The older I get, the more experienced I get, and the more I understand what really turns me on. I mean, what really turns me on. And less and less it is the physical. More and more it is connection that drives my arousal.
For a time, I believed that a simple physical encounter could be enough. I experimented with casual, anonymous sex, and I had some pretty fun times. It did feel nice to not put so much pressure on the sexual experience, to not demand that it be something more than mingling juices and body parts. But every time I was with someone new, I found myself wanting to gaze into their eyes. I longed to know they were truly present with me. I wanted that kind of connection that is beyond physical and exists in some other realm — a realm which we can only grasp while we are masterfully embodying spirit. Often while I looked into a person’s eyes who only wanted to remain on the physical plane, I felt emptiness. Physically, I could never get fully aroused in such an encounter. My cock stayed half-hard, or even fully soft. For a while I attributed this to performance anxiety. Now I see it as an indicator of connection.
You see, when I am with my primary partner — the woman I have chosen to walk hand-in-hand with as I build my life and she builds hers — I am rock hard. I am so turned on when I’m fucking her that even a certain look in her eye, or a slight noise that she makes, can have me on the edge of orgasm. I can feel her presence. I can feel our connection. I feel it all over my body. I can also often feel this with close lovers and intimate friends. But when I am with someone I don’t know very well, I am not often able to physically feel that full arousal. This tells me something very important: that there is a lack of connection. It could be me. It could be my sexual partner. It could be both of us. But there is a missing link to bridge our bodies with the spirit. And I sense it very deeply. At first I found this annoying because it hindered me from experiencing sexual pleasure as I so desired.

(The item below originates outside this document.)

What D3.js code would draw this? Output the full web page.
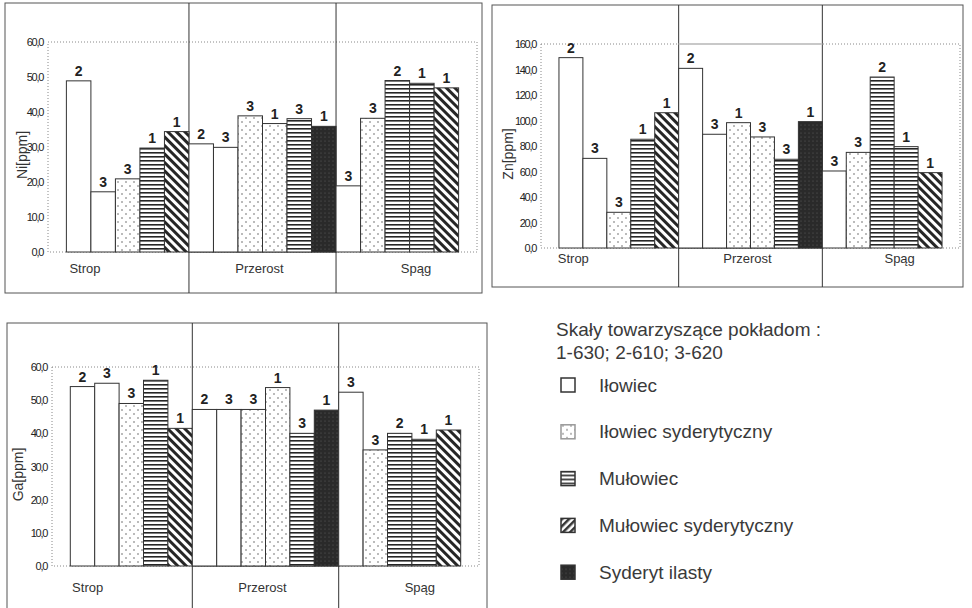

Now I believe it is a gift that has saved me from a life of meaningless sexual experiences.
Since I’ve been webcam modeling, I’ve learned more about this gift. As a male model, often there is a chorus of voices in the chat room demanding that you “get hard,” “bone up,” or “cum with me, BB.” At first, I though these voices were the voices I had to cater to. I thought, “I better be able to get hard on demand, or else nobody is going to like my show!” So I tried, and I tried … and I tried. The best I could do was a semi-hard cock, and even that took me a good 15 minutes to achieve. I didn’t really think people were too excited to see that. But I also didn’t want to take pills to get an erection, especially when I had no problem doing getting it up with my primary partner. I enjoy performing, showing off my body, and talking to people online. I have no shame about my naked body. But something about arousal was very different. I had to have some perfect storm of thoughts, feelings, and physical sensation to achieve it. And I had to be relaxed.
So I tracked myself. I noticed the feelings I had when I was with my partner or close lovers. And when I signed into the public chat room on Chaturbate and began broadcasting, I took those feelings with me. I was solo-camming, but I also felt the presence of those I loved and felt arousal with. I hadn’t realized it up until that point, but I had been camming with the same energy as I had with my casual sex experiences. I had approached it the same way, thinking only of the physical pleasure and wanting that to be enough. And I was struggling to feel the connection I desired once again. So I relaxed into it, I started having fun, being silly, and really getting deep with people I chatted with online. I started being more authentic, and in return I began to attract more authentic people. Funny how that works, eh? And with these authentic, kind, and beautiful online friends — though they had aliases, random numbers in their names, and emoticons instead of tangible touch — I was able to feel aroused. I was able to cum. I had forged the connection in webcamming that I didn’t know I was lacking for so long, and my body had merged once again with my spirit.
I also started watching homemade films of me and my primary partner while masturbating on cam. That helped, too.